No biggie really but you do such a good job by providing these forums that it seems a shame to waste it with what "could" by construed cynically.
Mon 29/04/02 at 16:03
Regular
Posts: 15,579
I heard the Police were looking into a claim that SLipkont were to blame. They found a Slipknot CD in the boys room which had lyrics chattin about killing teacher.
Mon 29/04/02 at 15:04
Regular
Posts: 8,220
Well, although my own knee jerk reaction whenever something like this occours is to come to the defence of videogames as a whole, i've had to question myself here.

The arguments against blaming video games that usually come up are usually seem to be predominantly from a few lines of thought:
1. Video games aren't real, and people should be able to seperate the two.
2. Video games are just one of several media that depict violence particularly graphically, and are no more responsible for such tragedies that tv, films and the likes.
3. Violent acts happen in such frequency when video games aren't envolved, and always have throughout hisotry, that it is inevitable that sometimes they will be linked, but this is usually only coincidental.
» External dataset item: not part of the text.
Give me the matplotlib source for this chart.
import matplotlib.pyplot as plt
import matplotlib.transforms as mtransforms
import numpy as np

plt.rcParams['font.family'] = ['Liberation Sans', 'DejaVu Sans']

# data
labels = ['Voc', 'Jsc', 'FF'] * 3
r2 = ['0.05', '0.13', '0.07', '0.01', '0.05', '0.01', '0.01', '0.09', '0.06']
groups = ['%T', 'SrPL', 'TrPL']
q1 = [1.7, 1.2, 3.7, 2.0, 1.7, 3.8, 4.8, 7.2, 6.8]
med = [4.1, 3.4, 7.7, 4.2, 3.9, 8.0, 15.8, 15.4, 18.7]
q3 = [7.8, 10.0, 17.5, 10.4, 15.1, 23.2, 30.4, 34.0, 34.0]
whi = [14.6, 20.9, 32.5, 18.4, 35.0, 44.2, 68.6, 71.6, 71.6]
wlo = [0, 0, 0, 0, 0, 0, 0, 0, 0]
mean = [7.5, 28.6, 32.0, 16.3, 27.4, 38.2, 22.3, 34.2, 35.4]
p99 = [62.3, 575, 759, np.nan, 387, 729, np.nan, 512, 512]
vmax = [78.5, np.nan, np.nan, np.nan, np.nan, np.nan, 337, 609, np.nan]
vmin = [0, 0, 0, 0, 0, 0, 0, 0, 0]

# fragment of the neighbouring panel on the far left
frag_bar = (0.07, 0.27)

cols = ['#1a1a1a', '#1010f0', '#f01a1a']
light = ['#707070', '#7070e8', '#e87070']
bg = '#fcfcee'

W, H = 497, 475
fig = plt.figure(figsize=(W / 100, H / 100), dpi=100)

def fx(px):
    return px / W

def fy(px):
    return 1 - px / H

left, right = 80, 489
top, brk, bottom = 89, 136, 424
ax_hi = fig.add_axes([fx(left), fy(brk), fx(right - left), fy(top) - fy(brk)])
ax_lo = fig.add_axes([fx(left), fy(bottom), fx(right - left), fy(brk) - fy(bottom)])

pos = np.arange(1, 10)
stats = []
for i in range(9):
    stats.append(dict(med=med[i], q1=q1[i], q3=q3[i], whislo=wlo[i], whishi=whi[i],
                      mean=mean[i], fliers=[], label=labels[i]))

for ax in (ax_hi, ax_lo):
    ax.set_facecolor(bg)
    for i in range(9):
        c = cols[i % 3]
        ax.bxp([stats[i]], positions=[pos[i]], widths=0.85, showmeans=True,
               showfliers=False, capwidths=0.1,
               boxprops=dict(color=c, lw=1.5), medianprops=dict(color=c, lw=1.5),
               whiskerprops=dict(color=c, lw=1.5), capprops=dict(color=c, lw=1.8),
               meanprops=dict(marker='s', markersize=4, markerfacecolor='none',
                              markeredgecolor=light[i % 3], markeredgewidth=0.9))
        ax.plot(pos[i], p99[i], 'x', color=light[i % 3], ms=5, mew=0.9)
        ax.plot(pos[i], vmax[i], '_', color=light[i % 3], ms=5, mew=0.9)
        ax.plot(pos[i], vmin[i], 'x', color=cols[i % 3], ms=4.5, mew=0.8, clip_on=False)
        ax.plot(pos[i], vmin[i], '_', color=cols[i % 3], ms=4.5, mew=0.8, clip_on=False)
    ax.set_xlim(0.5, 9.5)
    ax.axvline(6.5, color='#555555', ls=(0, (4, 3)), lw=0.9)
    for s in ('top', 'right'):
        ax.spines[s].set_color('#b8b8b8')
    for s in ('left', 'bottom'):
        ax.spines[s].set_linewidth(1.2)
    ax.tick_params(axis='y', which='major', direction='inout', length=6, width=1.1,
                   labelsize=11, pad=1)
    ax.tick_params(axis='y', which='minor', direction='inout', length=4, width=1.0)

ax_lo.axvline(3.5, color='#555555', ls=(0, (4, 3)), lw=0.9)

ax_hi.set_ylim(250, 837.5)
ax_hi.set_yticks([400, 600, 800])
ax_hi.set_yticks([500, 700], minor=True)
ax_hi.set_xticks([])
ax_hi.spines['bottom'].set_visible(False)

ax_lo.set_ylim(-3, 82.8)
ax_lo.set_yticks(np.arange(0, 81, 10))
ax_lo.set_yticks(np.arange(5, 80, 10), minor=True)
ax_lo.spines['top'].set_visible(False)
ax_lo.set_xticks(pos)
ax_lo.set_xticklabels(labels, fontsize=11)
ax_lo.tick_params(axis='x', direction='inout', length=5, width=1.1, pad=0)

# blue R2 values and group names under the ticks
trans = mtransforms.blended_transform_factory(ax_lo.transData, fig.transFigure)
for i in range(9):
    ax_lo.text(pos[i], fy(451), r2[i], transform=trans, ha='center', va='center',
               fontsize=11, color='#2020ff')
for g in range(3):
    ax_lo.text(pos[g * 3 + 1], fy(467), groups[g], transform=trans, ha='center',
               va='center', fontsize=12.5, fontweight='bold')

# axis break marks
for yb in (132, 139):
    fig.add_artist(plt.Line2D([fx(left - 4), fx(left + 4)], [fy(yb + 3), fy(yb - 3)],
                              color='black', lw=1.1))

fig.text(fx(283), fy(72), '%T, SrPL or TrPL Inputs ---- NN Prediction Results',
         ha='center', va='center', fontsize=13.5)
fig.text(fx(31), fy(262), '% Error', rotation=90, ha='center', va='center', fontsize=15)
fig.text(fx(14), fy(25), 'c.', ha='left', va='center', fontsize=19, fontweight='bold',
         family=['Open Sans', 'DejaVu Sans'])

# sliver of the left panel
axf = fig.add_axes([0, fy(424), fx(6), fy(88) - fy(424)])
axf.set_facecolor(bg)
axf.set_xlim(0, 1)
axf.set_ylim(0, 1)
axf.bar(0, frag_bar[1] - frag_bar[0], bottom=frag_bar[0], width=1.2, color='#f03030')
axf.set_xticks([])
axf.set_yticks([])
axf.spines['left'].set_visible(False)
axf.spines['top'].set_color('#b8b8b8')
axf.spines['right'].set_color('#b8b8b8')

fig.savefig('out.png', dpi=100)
But i've had to take a fresh look at these things:

1. Well, while there are now age restrictions on certain video games to bring them into line with, for example, films, in practical effect they really aren'ttaken as seriously, and people below a restricted age can still get access to the game in question even more easily than, for example, an 18 rated film.
But of course, the recent german tragedy centred around the actions of a 19 year old, so age restrictions, at least for a year of his life, could never have been relevant. Maybe some 'damage' was done playing unsuitable games when he was much younger, but it still points to the possibility that age is not a suitable immunity from games' psychological effects.
Then again, maybe he was just a plain nut. What should be done for/to/about people like that? I really don't know.
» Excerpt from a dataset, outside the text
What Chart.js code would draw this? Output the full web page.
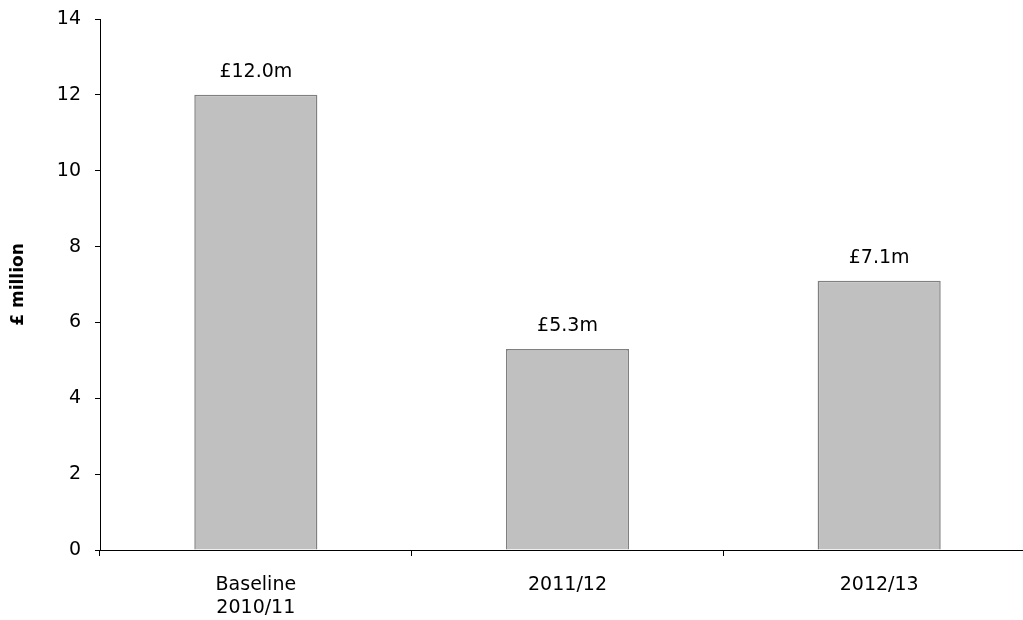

2. Yes, violence is evident in other media, but in video games, there seems a pretty heafty distinction that the player atually carries out the violent acts themselves. The effects of this? I don't know, but surely the difference really is significant between viewer of simulated violence and participant in simulated violence.
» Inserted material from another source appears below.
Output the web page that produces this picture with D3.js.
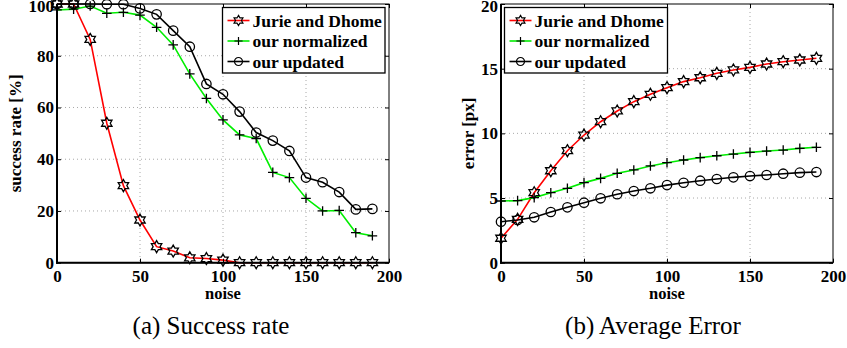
<!DOCTYPE html>
<html>
<head>
<meta charset="utf-8">
<script src="https://cdn.jsdelivr.net/npm/d3@7/dist/d3.min.js"></script>
<style>
  html, body { margin: 0; padding: 0; background: #fff; }
  svg { display: block; }
  text { font-family: "Liberation Serif", "Times New Roman", serif; }
</style>
</head>
<body>
<svg id="chart" width="847" height="348"></svg>
<script>
// ---------------- data ----------------
const noise = [0, 10, 20, 30, 40, 50, 60, 70, 80, 90, 100, 110, 120, 130, 140, 150, 160, 170, 180, 190];
const seriesNames = ["Jurie and Dhome", "our normalized", "our updated"];

const successJurie      = [100, 100, 86.3, 53.9, 29.8, 16.5, 6.2, 4.5, 1.9, 1.6, 1.0, 0, 0, 0, 0, 0, 0, 0, 0, 0];
const successNormalized = [97.7, 98.0, 99.2, 96.4, 96.8, 95.7, 91.0, 84.2, 73.0, 63.5, 55.2, 49.4, 48.0, 34.9, 32.9, 24.9, 20.0, 20.2, 11.6, 10.4];
const successUpdated    = [100, 100, 100, 99.9, 99.9, 98.3, 96.0, 89.7, 83.5, 69.1, 65.1, 58.4, 50.3, 47.2, 43.2, 32.9, 31.1, 27.3, 20.6, 20.8];

const errorJurie      = [1.89, 3.35, 5.41, 7.11, 8.66, 9.87, 10.9, 11.73, 12.45, 13.02, 13.53, 14.0, 14.3, 14.64, 14.9, 15.1, 15.36, 15.54, 15.67, 15.8];
const errorNormalized = [4.77, 4.8, 5.03, 5.41, 5.75, 6.19, 6.52, 6.91, 7.17, 7.48, 7.73, 7.94, 8.12, 8.27, 8.4, 8.53, 8.63, 8.71, 8.84, 8.92];
const errorUpdated    = [3.17, 3.3, 3.51, 3.92, 4.28, 4.64, 4.98, 5.29, 5.54, 5.75, 6.0, 6.18, 6.34, 6.47, 6.6, 6.7, 6.78, 6.88, 6.96, 7.01];

const xTicks = [0, 50, 100, 150, 200];
const successTicks = [0, 20, 40, 60, 80, 100];
const errorTicks = [0, 5, 10, 15, 20];

// ---------------- markers ----------------
const hexagram = {
  draw(ctx, size) {
    const R = size, r = size / Math.sqrt(3);
    for (let i = 0; i < 12; i++) {
      const a = -Math.PI / 2 + i * Math.PI / 6;
      const rad = i % 2 === 0 ? R : r;
      const x = rad * Math.cos(a), y = rad * Math.sin(a);
      if (i === 0) ctx.moveTo(x, y); else ctx.lineTo(x, y);
    }
    ctx.closePath();
  }
};
const plus = {
  draw(ctx, size) {
    ctx.moveTo(-size, 0); ctx.lineTo(size, 0);
    ctx.moveTo(0, -size); ctx.lineTo(0, size);
  }
};
const circle = {
  draw(ctx, size) {
    ctx.moveTo(size, 0);
    ctx.arc(0, 0, size, 0, 2 * Math.PI);
    ctx.closePath();
  }
};
const styles = [
  { color: "#ff0000", symbol: hexagram, size: 6 },
  { color: "#00ee00", symbol: plus, size: 4.8 },
  { color: "#000000", symbol: circle, size: 4.7 }
];

const svg = d3.select("#chart");
const FONT = "Liberation Serif";

function drawPanel(opt) {
  const x = d3.scaleLinear().domain([0, 200]).range([opt.left, opt.right]);
  const y = d3.scaleLinear().domain(opt.yDomain).range([opt.bottom, opt.top]);
  const g = svg.append("g");
  const w = opt.right - opt.left, h = opt.bottom - opt.top;

  // grid
  const grid = g.append("g").attr("class", "grid");
  grid.selectAll("line.gx").data(xTicks.slice(1, -1)).join("line")
    .attr("x1", d => x(d)).attr("x2", d => x(d))
    .attr("y1", opt.top).attr("y2", opt.bottom);
  grid.selectAll("line.gy").data(opt.yTicks.slice(1, -1)).join("line")
    .attr("class", "gy")
    .attr("x1", opt.left).attr("x2", opt.right)
    .attr("y1", d => y(d)).attr("y2", d => y(d));
  grid.selectAll("line")
    .attr("stroke", "#a8a8a8").attr("stroke-width", 1)
    .attr("stroke-dasharray", "1,3");

  // lines + markers
  opt.series.forEach((vals, i) => {
    const st = styles[i];
    const pts = noise.map((n, j) => [n, vals[j]]);
    g.append("path")
      .attr("d", d3.line().x(d => x(d[0])).y(d => y(d[1]))(pts))
      .attr("fill", "none").attr("stroke", st.color).attr("stroke-width", 1.6);
  });
  opt.series.forEach((vals, i) => {
    const st = styles[i];
    const sym = d3.symbol().type(st.symbol).size(st.size);
    g.append("g").selectAll("path").data(noise.map((n, j) => [n, vals[j]])).join("path")
      .attr("transform", d => `translate(${x(d[0])},${y(d[1])})`)
      .attr("d", sym())
      .attr("fill", "none").attr("stroke", "#000").attr("stroke-width", 1.3);
  });

  // axes (inward ticks)
  const ax = g.append("g");
  ax.append("g").attr("transform", `translate(0,${opt.bottom})`)
    .call(d3.axisBottom(x).tickValues(xTicks).tickSize(-4).tickPadding(7).tickFormat(d3.format("d")));
  ax.append("g").attr("transform", `translate(0,${opt.top})`)
    .call(d3.axisTop(x).tickValues(xTicks).tickSize(-4).tickFormat(""));
  const leftAxis = ax.append("g").attr("transform", `translate(${opt.left},0)`)
    .call(d3.axisLeft(y).tickValues(opt.yTicks).tickSize(-4).tickPadding(3).tickFormat(d3.format("d")));
  ax.append("g").attr("transform", `translate(${opt.right},0)`)
    .call(d3.axisRight(y).tickValues(opt.yTicks).tickSize(-4).tickFormat(""));
  ax.selectAll(".domain").remove();
  ax.selectAll(".tick line").attr("stroke", "#000").attr("stroke-width", 1);
  ax.selectAll(".tick text").attr("font-family", FONT).attr("font-weight", "bold")
    .attr("font-size", 17).attr("fill", "#000");
  const yMax = opt.yDomain[1];
  leftAxis.selectAll(".tick text").filter(d => d === yMax).attr("dy", "0.46em");

  // box
  g.append("rect").attr("x", opt.left).attr("y", opt.top).attr("width", w).attr("height", h)
    .attr("fill", "none").attr("stroke", "#000").attr("stroke-width", 1);
  g.append("line").attr("x1", opt.left).attr("x2", opt.left).attr("y1", opt.top).attr("y2", opt.bottom + 1)
    .attr("stroke", "#000").attr("stroke-width", 2);
  g.append("line").attr("x1", opt.left - 1).attr("x2", opt.right).attr("y1", opt.bottom).attr("y2", opt.bottom)
    .attr("stroke", "#000").attr("stroke-width", 2);

  // labels
  g.append("text").attr("x", x(100)).attr("y", 299).attr("text-anchor", "middle")
    .attr("font-family", FONT).attr("font-weight", "bold").attr("font-size", 16.5).text("noise");
  g.append("text")
    .attr("transform", `translate(${opt.ylabelX},${(opt.top + opt.bottom) / 2}) rotate(-90)`)
    .attr("text-anchor", "middle")
    .attr("font-family", FONT).attr("font-weight", "bold").attr("font-size", 17).text(opt.ylabel);
  g.append("text").attr("x", opt.captionX).attr("y", 334).attr("text-anchor", "middle")
    .attr("font-family", FONT).attr("font-size", 25).text(opt.caption);

  // legend
  const lg = g.append("g");
  lg.append("rect").attr("x", opt.legend.x).attr("y", 7.5)
    .attr("width", opt.legend.w).attr("height", 65.5)
    .attr("fill", "#fff").attr("stroke", "#000").attr("stroke-width", 1.3);
  seriesNames.forEach((name, i) => {
    const cy = 20.5 + i * 20.5;
    const lx0 = opt.legend.x + 5, lx1 = opt.legend.x + 27;
    const st = styles[i];
    lg.append("line").attr("x1", lx0).attr("x2", lx1).attr("y1", cy).attr("y2", cy)
      .attr("stroke", st.color).attr("stroke-width", 1.6);
    lg.append("path").attr("transform", `translate(${(lx0 + lx1) / 2},${cy})`)
      .attr("d", d3.symbol().type(st.symbol).size(st.size * 0.85)())
      .attr("fill", "none").attr("stroke", "#000").attr("stroke-width", 1.2);
    lg.append("text").attr("x", opt.legend.x + 30).attr("y", cy + 6)
      .attr("font-family", FONT).attr("font-weight", "bold").attr("font-size", 17.5)
      .text(name);
  });
}

drawPanel({
  left: 57, right: 389, top: 4, bottom: 262.7,
  yDomain: [0, 100], yTicks: successTicks,
  series: [successJurie, successNormalized, successUpdated],
  ylabel: "success rate [%]", ylabelX: 21,
  caption: "(a) Success rate", captionX: 211,
  legend: { x: 222.5, w: 162.5 }
});
drawPanel({
  left: 501, right: 833, top: 4, bottom: 262.7,
  yDomain: [0, 20], yTicks: errorTicks,
  series: [errorJurie, errorNormalized, errorUpdated],
  ylabel: "error [px]", ylabelX: 474,
  caption: "(b) Average Error", captionX: 653,
  legend: { x: 504.5, w: 163 }
});
</script>
</body>
</html>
3. Well, when some mass killing takes place, people look for a reason, a motive in the mind of the killer. Sometimes it's religion, sometimes it's mental disfunction, sometimes racial hatred, maybe just plain hatred. And sometimes video games are envolved.
But it seems to me that in recent years, virtually all high school shootings have had one of these factors, video games, as a common presence. Is this coincidence, because video games are played by so many, that anyone is likely to have been exposed to them? Well, from claims of how intensively the games are played by most perpitrators of these acts, i'd have to say no. It seems to trend for these killers to have been exceptionally 'into' violent games.

So here's where i make the controversial bit:
Are video games in some way the cause? I say yes.

So what do we do about it? If people started to take age restrictions more seriously, it'd be a start. Maybe if the criteria for classifications were tightened up too. Of course, it won't solve everything, but i think it will definitely help. And if a classroom of children have their life spared because you and i don't get to shoot people without showing our ID, and everyone has to wait until their 18th to get that new blood frenzied game, tell me that isn't a price worth paying.

DD
Mon 29/04/02 at 14:45
Regular
"Devotion 2The Ocean"
Posts: 6,658
These incidents being blamed on computer games is just SSSSSOOOOOOOOOO stupid!

The games industry is something like the market leader in the media business now. BILLIONS of people play video games! And incidents like this happen once or twice a year. hmmmm..... doesn't look to me like violent video games have that much of an influence of people then!